In his stump speeches, Obama frequently credits Clinton-era policies for the strong economy in the ’90s, arguing the country fared well under Clinton because he “understood what it takes for this economy.” “Nobody has a better grasp and understanding of the issues than this man,” Obama said at a June fundraiser in New York. – Clinton stars in new Obama ad

DON’T LOOK NOW, but the presidential election of 2012 has a shadow candidate standing in the background sending The Message the current occupant of the White House simply can’t. What a difference four years makes.
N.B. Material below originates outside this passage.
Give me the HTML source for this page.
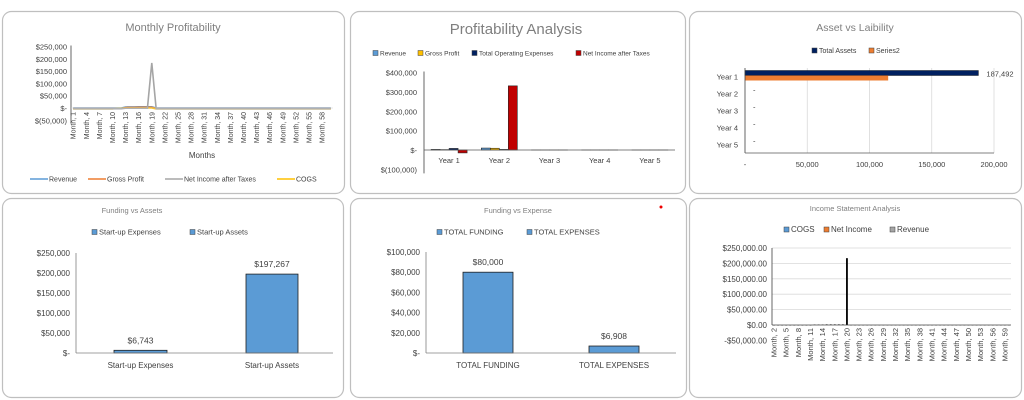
<!DOCTYPE html>
<html><head><meta charset="utf-8"><style>
body{margin:0;background:#fff;width:1024px;height:400px;overflow:hidden}
svg{display:block;font-family:"Liberation Sans",sans-serif}
</style></head><body>
<svg id="s" width="1024" height="400" viewBox="0 0 1024 400">
<rect x="0" y="0" width="1024" height="400" fill="#fff"/>
<g fill="none" stroke="#bfbfbf" stroke-width="1.2">
<rect x="2.5" y="11.5" width="342" height="182" rx="9"/>
<rect x="350.5" y="11.5" width="335" height="182" rx="9"/>
<rect x="689.5" y="11.5" width="332" height="182" rx="9"/>
<rect x="2.5" y="198.5" width="341" height="199" rx="9"/>
<rect x="350.5" y="198.5" width="336" height="199" rx="9"/>
<rect x="689.5" y="198.5" width="332" height="199" rx="9"/>
</g>
<circle cx="661" cy="207" r="1.5" fill="#e00"/>
</svg>
<script>
// ---- Chart 1 data: Monthly Profitability
const c1Months = Array.from({length:60},(_,i)=>'Month, '+(i+1));
const c1Revenue = [0,0,0,0,0,0,0,0,0,0,0,0,4000,4500,4500,5000,5000,5000,5000,0,0,0,0,0,0,0,0,0,0,0,0,0,0,0,0,0,0,0,0,0,0,0,0,0,0,0,0,0,0,0,0,0,0,0,0,0,0,0,0,0];
const c1Gross = [-2000,-2000,-2000,-2000,-2000,-2000,-2000,-2000,-2000,-2000,-2000,-2000,2000,2500,2500,3000,3000,3000,3000,-2000,-2000,-2000,-2000,-2000,-2000,-2000,-2000,-2000,-2000,-2000,-2000,-2000,-2000,-2000,-2000,-2000,-2000,-2000,-2000,-2000,-2000,-2000,-2000,-2000,-2000,-2000,-2000,-2000,-2000,-2000,-2000,-2000,-2000,-2000,-2000,-2000,-2000,-2000,-2000,-2000];
const c1Net = [-3000,-3000,-3000,-3000,-3000,-3000,-3000,-3000,-3000,-3000,-3000,-3000,-1000,-1000,-1000,-1000,-1000,-1000,183000,-3000,-3000,-3000,-3000,-3000,-3000,-3000,-3000,-3000,-3000,-3000,-3000,-3000,-3000,-3000,-3000,-3000,-3000,-3000,-3000,-3000,-3000,-3000,-3000,-3000,-3000,-3000,-3000,-3000,-3000,-3000,-3000,-3000,-3000,-3000,-3000,-3000,-3000,-3000,-3000,-3000];
const c1Cogs = [-3500,-3500,-3500,-3500,-3500,-3500,-3500,-3500,-3500,-3500,-2000,-1000,0,0,0,0,0,0,0,-3500,-3500,-3500,-3500,-3500,-3500,-3500,-3500,-3500,-3500,-3500,-3500,-3500,-3500,-3500,-3500,-3500,-3500,-3500,-3500,-3500,-3500,-3500,-3500,-3500,-3500,-3500,-3500,-3500,-3500,-3500,-3500,-3500,-3500,-3500,-3500,-3500,-3500,-3500,-3500,-3500];
const c1Ticks = [250000,200000,150000,100000,50000,0,-50000];
const c1TickLabels = ['$250,000','$200,000','$150,000','$100,000','$50,000','$-','$(50,000)'];
// ---- Chart 2 data: Profitability Analysis
const c2Years = ['Year 1','Year 2','Year 3','Year 4','Year 5'];
const c2Revenue = [3000,10000,0,0,0];
const c2Gross = [2000,9000,0,0,0];
const c2Opex = [8000,3000,0,0,0];
const c2Net = [-15000,331000,0,0,0];
const c2Ticks = [400000,300000,200000,100000,0,-100000];
const c2TickLabels = ['$400,000','$300,000','$200,000','$100,000','$-','$(100,000)'];
// ---- Chart 3 data: Asset vs Liability
const c3Years = ['Year 1','Year 2','Year 3','Year 4','Year 5'];
const c3Assets = [187492,0,0,0,0];
const c3Series2 = [115000,0,0,0,0];
const c3Ticks = [0,50000,100000,150000,200000];
const c3TickLabels = ['-','50,000','100,000','150,000','200,000'];
// ---- Chart 4 data: Funding vs Assets
const c4Cats = ['Start-up Expenses','Start-up Assets'];
const c4Vals = [6743,197267];
const c4ValLabels = ['$6,743','$197,267'];
const c4Ticks = [250000,200000,150000,100000,50000,0];
const c4TickLabels = ['$250,000','$200,000','$150,000','$100,000','$50,000','$-'];
// ---- Chart 5 data: Funding vs Expense
const c5Cats = ['TOTAL FUNDING','TOTAL EXPENSES'];
const c5Vals = [80000,6908];
const c5ValLabels = ['$80,000','$6,908'];
const c5Ticks = [100000,80000,60000,40000,20000,0];
const c5TickLabels = ['$100,000','$80,000','$60,000','$40,000','$20,000','$-'];
// ---- Chart 6 data: Income Statement Analysis
const c6Months = Array.from({length:59},(_,i)=>'Month, '+(i+2));
const c6Net = [-1500,-1500,-1500,-1500,-1500,-1500,-1500,-1500,-1500,-1500,1500,1500,1500,2000,2000,2000,2000,2000,217000,0,0,0,0,0,0,0,0,0,0,0,0,0,0,0,0,0,0,0,0,0,0,0,0,0,0,0,0,0,0,0,0,0,0,0,0,0,0,0,0];
const c6Ticks = [250000,200000,150000,100000,50000,0,-50000];
const c6TickLabels = ['$250,000.00','$200,000.00','$150,000.00','$100,000.00','$50,000.00','$0.00','-$50,000.00'];

const svg=document.getElementById('s');
const NS='http://www.w3.org/2000/svg';
function el(tag,attrs,parent,text){const e=document.createElementNS(NS,tag);for(const k in attrs)e.setAttribute(k,attrs[k]);if(text!==undefined)e.textContent=text;(parent||svg).appendChild(e);return e;}
function lin(d0,d1,r0,r1){return v=>r0+(v-d0)*(r1-r0)/(d1-d0);}
function grp(name){const g=el('g',{},svg);return g;}
function txt(g,x,y,s,name,opts){const t=el('text',Object.assign({x:x,y:y,'font-size':8,fill:'#404040'},opts||{}),g,s);return t;}
function legendSq(g,x,y,color,label,name,fs){const r=el('rect',{x:x,y:y-5,width:5,height:5,fill:color,stroke:'#404040','stroke-width':0.5},g);txt(g,x+7,y,label,name,{'font-size':fs||7});}

// ===== Chart 1 =====
(function(){
const g=grp('monthly-profitability-chart');
txt(g,173,31,'Monthly Profitability','chart-title',{'font-size':11,fill:'#7f7f7f','text-anchor':'middle'});
const x0=71,x1=333,y=lin(0,250000,108,46.5);
const bw=(x1-x0)/c1Months.length, cx=i=>x0+(i+0.5)*bw;
c1Ticks.forEach((t,i)=>txt(g,67,y(t)+3,c1TickLabels[i],'y-tick-label',{'font-size':7.5,'text-anchor':'end'}));
const ax=el('line',{x1:x0,y1:y(250000)-1,x2:x0,y2:y(-50000)+2,stroke:'#404040','stroke-width':0.8},g);
const series=[[c1Revenue,'#5b9bd5','line-revenue'],[c1Gross,'#ed7d31','line-gross-profit'],[c1Cogs,'#ffc000','line-cogs'],[c1Net,'#a5a5a5','line-net-income']];
series.forEach(s=>{const p=el('polyline',{points:s[0].map((v,i)=>cx(i)+','+y(v)).join(' '),fill:'none',stroke:s[1],'stroke-width':1.6},g);});
const xa=el('line',{x1:x0,y1:y(0),x2:x1,y2:y(0),stroke:'#d0d0d0','stroke-width':0.6},g);
c1Months.forEach((m,i)=>{if(i%3)return;txt(g,0,0,m,'x-tick-label',{'font-size':7,'text-anchor':'end',transform:`translate(${cx(i)+2.5},${112}) rotate(-90)`});});
txt(g,202,158,'Months','x-axis-title',{'font-size':8,'text-anchor':'middle'});
const leg=[[30,'#5b9bd5','Revenue'],[88,'#ed7d31','Gross Profit'],[165,'#a5a5a5','Net Income after Taxes'],[277,'#ffc000','COGS']];
leg.forEach(l=>{const ln=el('line',{x1:l[0],y1:179,x2:l[0]+18,y2:179,stroke:l[1],'stroke-width':1.6},g);txt(g,l[0]+19,181.5,l[2],'legend-entry',{'font-size':7});});
})();

// ===== Chart 2 =====
(function(){
const g=grp('profitability-analysis-chart');
txt(g,516,34,'Profitability Analysis','chart-title',{'font-size':15,fill:'#7f7f7f','text-anchor':'middle'});
const x0=424,x1=675,y=lin(0,400000,150,72.5);
legendSq(g,373,55.5,'#5b9bd5','Revenue','legend-revenue',6.5);
legendSq(g,418,55.5,'#ffc000','Gross Profit','legend-gross-profit',6.5);
legendSq(g,472,55.5,'#002060','Total Operating Expenses','legend-total-opex',6.5);
legendSq(g,576,55.5,'#c00000','Net Income after Taxes','legend-net-income',6.5);
c2Ticks.forEach((t,i)=>txt(g,417,y(t)+3,c2TickLabels[i],'y-tick-label',{'font-size':7.5,'text-anchor':'end'}));
const cw=(x1-x0)/c2Years.length, bw=9;
const ser=[[c2Revenue,'#5b9bd5'],[c2Gross,'#ffc000'],[c2Opex,'#002060'],[c2Net,'#c00000']];
c2Years.forEach((yr,i)=>{const c=x0+(i+0.5)*cw;ser.forEach((s,k)=>{const v=s[0][i];const bx=c-2*bw+k*bw;const top=Math.min(y(v),y(0));const r=el('rect',{x:bx,y:top,width:bw,height:Math.max(Math.abs(y(v)-y(0)),0.01),fill:s[1],stroke:'#262626','stroke-width':0.6},g);});
txt(g,c,163,yr,'x-tick-label',{'font-size':7.5,'text-anchor':'middle'});});
const ax=el('line',{x1:x0,y1:y(400000)-1,x2:x0,y2:y(-100000)+4,stroke:'#404040','stroke-width':0.8},g);
const xa=el('line',{x1:x0,y1:y(0),x2:x1,y2:y(0),stroke:'#595959','stroke-width':0.8},g);
})();

// ===== Chart 3 =====
(function(){
const g=grp('asset-vs-liability-chart');
txt(g,855,31,'Asset vs Laibility','chart-title',{'font-size':10.5,fill:'#7f7f7f','text-anchor':'middle'});
legendSq(g,812,53,'#002060','Total Assets','legend-total-assets',7);
legendSq(g,869,53,'#ed7d31','Series2','legend-series2',7);
const x=lin(0,200000,745,994), y0=68, y1=153, rh=(y1-y0)/c3Years.length;
c3Ticks.forEach((t,i)=>{if(i>0){const gl=el('line',{x1:x(t),y1:y0,x2:x(t),y2:y1,stroke:'#d9d9d9','stroke-width':0.8},g);}
txt(g,x(t),167,c3TickLabels[i],'x-tick-label',{'font-size':7.5,'text-anchor':'middle'});});
c3Years.forEach((yr,i)=>{const c=y0+(i+0.5)*rh;txt(g,738,c+3,yr,'y-tick-label',{'font-size':7.5,'text-anchor':'end'});
const r1=el('rect',{x:x(0),y:c-6,width:x(c3Assets[i])-x(0),height:5,fill:'#002060',stroke:'#000','stroke-width':0.4},g);
const r2=el('rect',{x:x(0),y:c-1,width:x(c3Series2[i])-x(0),height:5,fill:'#ed7d31'},g);
const lbl=c3Assets[i]?c3Assets[i].toLocaleString('en-US'):'-';txt(g,x(c3Assets[i])+8,c+(c3Assets[i]?0:-1),lbl,'data-label',{'font-size':7.5});});
const ax=el('line',{x1:x(0),y1:y0,x2:x(0),y2:y1,stroke:'#404040','stroke-width':0.8},g);
const xa=el('line',{x1:x(0),y1:y1,x2:x(200000),y2:y1,stroke:'#595959','stroke-width':0.8},g);
})();

// ===== Chart 4 & 5 (column charts) =====
function colChart(name,title,tx,cats,vals,vlabels,ticks,tlabels,x0,x1,max,top,bars,legX){
const g=grp(name);
txt(g,tx,213,title,'chart-title',{'font-size':7.5,fill:'#7f7f7f','text-anchor':'middle'});
legendSq(g,legX[0],234.5,'#5b9bd5',cats[0],'legend-'+cats[0].toLowerCase().replace(/ /g,'-'),7.5);
legendSq(g,legX[1],234.5,'#5b9bd5',cats[1],'legend-'+cats[1].toLowerCase().replace(/ /g,'-'),7.5);
const y=lin(0,max,353,top);
ticks.forEach((t,i)=>txt(g,x0-6,y(t)+3,tlabels[i],'y-tick-label',{'font-size':8,'text-anchor':'end'}));
cats.forEach((c,i)=>{const r=el('rect',{x:bars[i][0],y:y(vals[i]),width:bars[i][1],height:y(0)-y(vals[i]),fill:'#5b9bd5',stroke:'#1f1f1f','stroke-width':0.8},g);
const cx=bars[i][0]+bars[i][1]/2;txt(g,cx,y(vals[i])-7,vlabels[i],'data-label',{'font-size':8.5,'text-anchor':'middle'});txt(g,cx,368,c,'x-tick-label',{'font-size':8,'text-anchor':'middle'});});
const ax=el('line',{x1:x0,y1:top,x2:x0,y2:353,stroke:'#808080','stroke-width':0.8},g);
const xa=el('line',{x1:x0,y1:353,x2:x1,y2:353,stroke:'#808080','stroke-width':0.8},g);
}
colChart('funding-vs-assets-chart','Funding vs Assets',132,c4Cats,c4Vals,c4ValLabels,c4Ticks,c4TickLabels,76,333,250000,253,[[114,53],[246,52]],[92,190]);
colChart('funding-vs-expense-chart','Funding vs Expense',518,c5Cats,c5Vals,c5ValLabels,c5Ticks,c5TickLabels,426,676,100000,252,[[463,50],[589,50]],[437,527]);

// ===== Chart 6 =====
(function(){
const g=grp('income-statement-chart');
txt(g,855,211,'Income Statement Analysis','chart-title',{'font-size':7.5,fill:'#7f7f7f','text-anchor':'middle'});
legendSq(g,784,232,'#5b9bd5','COGS','legend-cogs',8);
legendSq(g,824,232,'#ed7d31','Net Income','legend-net-income',8);
legendSq(g,890,232,'#a5a5a5','Revenue','legend-revenue',8);
const x0=772,x1=1011,y=lin(0,250000,325,248);
c6Ticks.forEach((t,i)=>{if(t>0){const gl=el('line',{x1:x0,y1:y(t),x2:x1,y2:y(t),stroke:'#d9d9d9','stroke-width':0.8},g);}
txt(g,767,y(t)+3,c6TickLabels[i],'y-tick-label',{'font-size':8,'text-anchor':'end'});});
const bw=(x1-x0)/c6Months.length, cx=i=>x0+(i+0.5)*bw;
c6Net.forEach((v,i)=>{const top=Math.min(y(v),y(0));const r=el('rect',{x:cx(i)-0.9,y:top,width:1.8,height:Math.max(Math.abs(y(v)-y(0)),0.3),fill:'#000'},g);});
const ax=el('line',{x1:x0,y1:y(250000),x2:x0,y2:y(0),stroke:'#404040','stroke-width':0.8},g);
const xa=el('line',{x1:x0,y1:y(0),x2:x1,y2:y(0),stroke:'#404040','stroke-width':0.8},g);
c6Months.forEach((m,i)=>{if(i%3)return;txt(g,0,0,m,'x-tick-label',{'font-size':7.5,'text-anchor':'end',transform:`translate(${cx(i)+2.5},${328}) rotate(-90)`});});
})();
</script>
</body></html>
As Mitt Romney prepares to make his case amid the Todd Akin furor, Pres. Obama has enlisted the ultimate Democratic economic weapon to rebut the Republican lines, because after four years Barack Obama still doesn’t have the economic patter down himself. Without Clinton’s voice and a record that backs his message up, because Pres. Obama hasn’t been able to turn around what he inherited and what he faced from Republicans, let alone articulate a Democratic economic message that sings, it’s up to William Jefferson Clinton to do the job he can’t.

When Barack Obama was campaigning for the presidency he invoked Ronald Reagan in ways that never included equal laudatory comments about Bill Clinton. That omission is now in history’s rear view mirror.

The neoliberal father of Barack Obama, whom liberals like me loved even if his policies weren’t progressive, Bill Clinton showed a way out after 12 years of humiliating defeats at the hands of Reagan and his disciples. After Carter, Mondale and Dukakis, winning was all. It was a different era, before new-media, social media and activism made the smallest groups visible via YouTube. Long before the fall out that came after the 20th century fell off, back in the 90s the middle class soared and spent like it was never going to end. We had no idea what a drunken Republican on an economic bender could do. George W. Bush educated us quickly and we’re still hungover from it and so is Pres. Obama.

The luck of William Jefferson Clinton is that he was at the right place at the right time in history and had the brains to bend the economic winds of the times to the country’s great benefit and his, which leaves the Clinton economic era something Americans remember fondly as the good old days. That Mr. Clinton himself long ago admitted his mistakes in aiding the banking and housing mafias that caused the financial upheaval is proof even our smartest politicians didn’t consider the corrupting nature of power when bankrolled.

What has been forgotten since Roosevelt is remarkable.

But long before Pres. Clinton became the Democrat Barack Obama couldn’t win without, not only did candidate Obama invoke Reagan…

“I think Ronald Reagan changed the trajectory of America in a way that, you know, Richard Nixon did not and in a way that Bill Clinton did not.”

…but he also learned that the policies of deregulation that started in the ’80s under Ronald Reagan has led us to where we are today, which require fighting back against.

In my book, the chapter entitled “Blaming Bill,” I quote Rep. Barney Frank’s piece on what Obama is admitting he’s facing today, which eloquently stated what now Pres. Obama has come to finally learn.

This brings me to my particular concern with Senator Obama’s vehement disassociation of himself and those he seeks to represent from “the fights of the nineties.” I am very proud of many of the fights I engaged in in the nineties, as well as the eighties and before. Senator Obama also bemoans the “same bitter partisanship” of that period and appears to me to be again somewhat critical of those of us who he believes to have been engaged in it.

I agree that it would have been better not to have had to fight over some of the issues that occupied us in the nineties. But there would have been only one way to avoid them — and that would have been to give up. More importantly, the only way I can think of to avoid “refighting the same fights we had in the 1990’s”, to quote Senator Obama, is to let our opponents win these fights without a struggle.

Barack Obama was untried, untested and inexperienced when he landed in the White House. Four years has made him appreciate, not only what partisan warfare can block, but also what a fellow Democratic president overcame to conquer.

“It only works if there’s a strong middle class.” – Pres. Bill Clinton

And therein lies the rub, because neither Democrats nor Republicans today have provided a blue print for bringing back the middle class, which depends on blue collar jobs that provide a living wage, not just a minimum wage, to quote one of the fiercest critics of Pres. Obama, Tavis Smiley.

There are few Democrats today that represent what could actually bring the middle class back; one is Sherrod Brown, the other is Elizabeth Warren. Unfortunately, not even with the help of Bernie Sanders is there a large enough coalition in Congress to battle the bankrolled Wall Street politicians that hold all the power in Washington, where the president now has to be the spokesperson for the moneyed class or lose his White House privileges.